### Set exercise:
Your task is to transcribe the records exactly, skipping every image.
>> BEGIN
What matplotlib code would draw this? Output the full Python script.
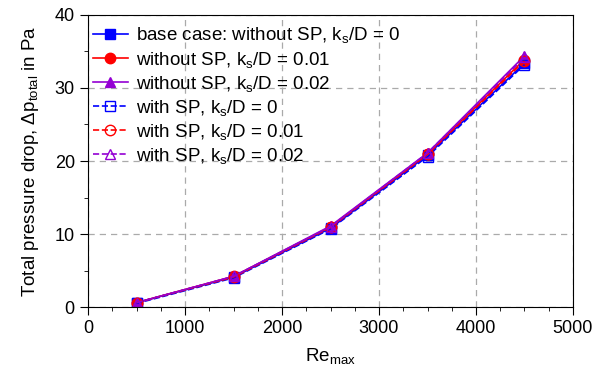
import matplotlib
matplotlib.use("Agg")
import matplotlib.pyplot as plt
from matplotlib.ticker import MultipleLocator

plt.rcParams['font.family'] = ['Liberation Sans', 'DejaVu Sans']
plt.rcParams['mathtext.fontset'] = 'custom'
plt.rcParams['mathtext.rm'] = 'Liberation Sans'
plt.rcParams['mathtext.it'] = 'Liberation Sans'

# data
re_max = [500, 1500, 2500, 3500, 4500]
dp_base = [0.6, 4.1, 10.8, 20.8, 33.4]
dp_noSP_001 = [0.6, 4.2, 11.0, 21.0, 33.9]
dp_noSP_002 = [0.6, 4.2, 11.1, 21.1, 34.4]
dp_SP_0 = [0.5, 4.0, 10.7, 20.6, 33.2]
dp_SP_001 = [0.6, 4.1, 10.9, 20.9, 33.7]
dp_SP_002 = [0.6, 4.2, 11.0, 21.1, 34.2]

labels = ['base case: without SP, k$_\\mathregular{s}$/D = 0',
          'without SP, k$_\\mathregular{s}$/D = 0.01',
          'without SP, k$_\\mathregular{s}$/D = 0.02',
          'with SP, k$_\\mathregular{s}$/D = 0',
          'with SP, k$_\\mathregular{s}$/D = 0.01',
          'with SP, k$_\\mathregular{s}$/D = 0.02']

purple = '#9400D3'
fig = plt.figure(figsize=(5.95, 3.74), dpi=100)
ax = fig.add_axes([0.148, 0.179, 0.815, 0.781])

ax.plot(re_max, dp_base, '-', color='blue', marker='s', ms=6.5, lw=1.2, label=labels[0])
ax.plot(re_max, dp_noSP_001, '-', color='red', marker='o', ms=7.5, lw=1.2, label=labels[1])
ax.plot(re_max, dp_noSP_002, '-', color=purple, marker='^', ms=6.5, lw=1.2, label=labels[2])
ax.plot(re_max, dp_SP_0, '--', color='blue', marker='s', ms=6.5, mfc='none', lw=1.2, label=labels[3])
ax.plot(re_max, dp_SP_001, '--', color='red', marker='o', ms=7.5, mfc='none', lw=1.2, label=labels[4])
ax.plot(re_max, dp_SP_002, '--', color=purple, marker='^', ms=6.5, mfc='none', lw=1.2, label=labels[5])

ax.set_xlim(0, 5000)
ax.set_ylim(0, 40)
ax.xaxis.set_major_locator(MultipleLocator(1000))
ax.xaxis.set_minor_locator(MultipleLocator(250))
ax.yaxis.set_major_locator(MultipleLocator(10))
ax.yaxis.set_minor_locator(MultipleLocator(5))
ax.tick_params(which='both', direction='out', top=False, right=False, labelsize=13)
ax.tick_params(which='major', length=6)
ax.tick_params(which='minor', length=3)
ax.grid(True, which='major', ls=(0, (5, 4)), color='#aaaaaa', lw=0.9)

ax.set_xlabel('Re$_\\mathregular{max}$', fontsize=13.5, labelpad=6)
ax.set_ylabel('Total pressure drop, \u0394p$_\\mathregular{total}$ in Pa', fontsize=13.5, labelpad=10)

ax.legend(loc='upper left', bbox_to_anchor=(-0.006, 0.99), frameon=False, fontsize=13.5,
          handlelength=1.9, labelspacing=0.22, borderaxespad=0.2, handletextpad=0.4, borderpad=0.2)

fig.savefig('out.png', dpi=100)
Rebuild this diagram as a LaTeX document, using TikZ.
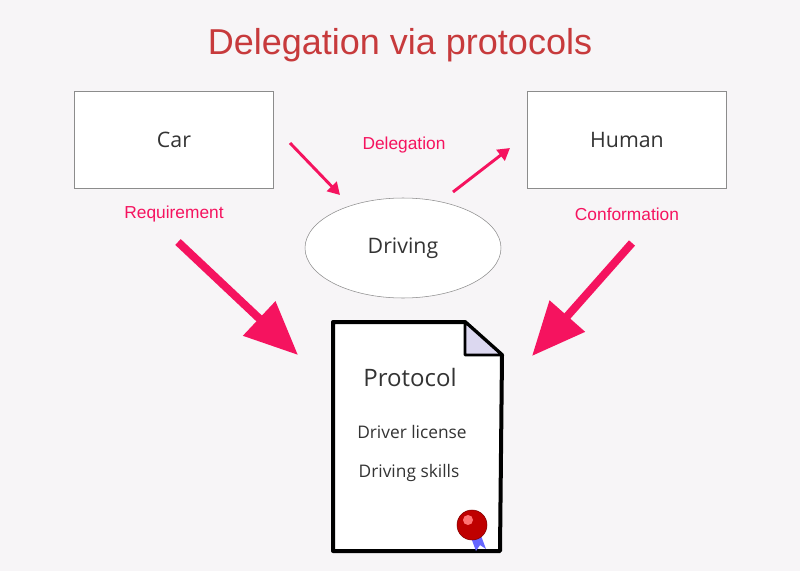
>> END
### Reply to the exercise:
What matplotlib code would draw this? Output the full Python script.
import matplotlib
matplotlib.use("Agg")
import matplotlib.pyplot as plt
from matplotlib.ticker import MultipleLocator

plt.rcParams['font.family'] = ['Liberation Sans', 'DejaVu Sans']
plt.rcParams['mathtext.fontset'] = 'custom'
plt.rcParams['mathtext.rm'] = 'Liberation Sans'
plt.rcParams['mathtext.it'] = 'Liberation Sans'

# data
re_max = [500, 1500, 2500, 3500, 4500]
dp_base = [0.6, 4.1, 10.8, 20.8, 33.4]
dp_noSP_001 = [0.6, 4.2, 11.0, 21.0, 33.9]
dp_noSP_002 = [0.6, 4.2, 11.1, 21.1, 34.4]
dp_SP_0 = [0.5, 4.0, 10.7, 20.6, 33.2]
dp_SP_001 = [0.6, 4.1, 10.9, 20.9, 33.7]
dp_SP_002 = [0.6, 4.2, 11.0, 21.1, 34.2]

labels = ['base case: without SP, k$_\\mathregular{s}$/D = 0',
          'without SP, k$_\\mathregular{s}$/D = 0.01',
          'without SP, k$_\\mathregular{s}$/D = 0.02',
          'with SP, k$_\\mathregular{s}$/D = 0',
          'with SP, k$_\\mathregular{s}$/D = 0.01',
          'with SP, k$_\\mathregular{s}$/D = 0.02']

purple = '#9400D3'
fig = plt.figure(figsize=(5.95, 3.74), dpi=100)
ax = fig.add_axes([0.148, 0.179, 0.815, 0.781])

ax.plot(re_max, dp_base, '-', color='blue', marker='s', ms=6.5, lw=1.2, label=labels[0])
ax.plot(re_max, dp_noSP_001, '-', color='red', marker='o', ms=7.5, lw=1.2, label=labels[1])
ax.plot(re_max, dp_noSP_002, '-', color=purple, marker='^', ms=6.5, lw=1.2, label=labels[2])
ax.plot(re_max, dp_SP_0, '--', color='blue', marker='s', ms=6.5, mfc='none', lw=1.2, label=labels[3])
ax.plot(re_max, dp_SP_001, '--', color='red', marker='o', ms=7.5, mfc='none', lw=1.2, label=labels[4])
ax.plot(re_max, dp_SP_002, '--', color=purple, marker='^', ms=6.5, mfc='none', lw=1.2, label=labels[5])

ax.set_xlim(0, 5000)
ax.set_ylim(0, 40)
ax.xaxis.set_major_locator(MultipleLocator(1000))
ax.xaxis.set_minor_locator(MultipleLocator(250))
ax.yaxis.set_major_locator(MultipleLocator(10))
ax.yaxis.set_minor_locator(MultipleLocator(5))
ax.tick_params(which='both', direction='out', top=False, right=False, labelsize=13)
ax.tick_params(which='major', length=6)
ax.tick_params(which='minor', length=3)
ax.grid(True, which='major', ls=(0, (5, 4)), color='#aaaaaa', lw=0.9)

ax.set_xlabel('Re$_\\mathregular{max}$', fontsize=13.5, labelpad=6)
ax.set_ylabel('Total pressure drop, \u0394p$_\\mathregular{total}$ in Pa', fontsize=13.5, labelpad=10)

ax.legend(loc='upper left', bbox_to_anchor=(-0.006, 0.99), frameon=False, fontsize=13.5,
          handlelength=1.9, labelspacing=0.22, borderaxespad=0.2, handletextpad=0.4, borderpad=0.2)

fig.savefig('out.png', dpi=100)
Rebuild this diagram as a LaTeX document, using TikZ.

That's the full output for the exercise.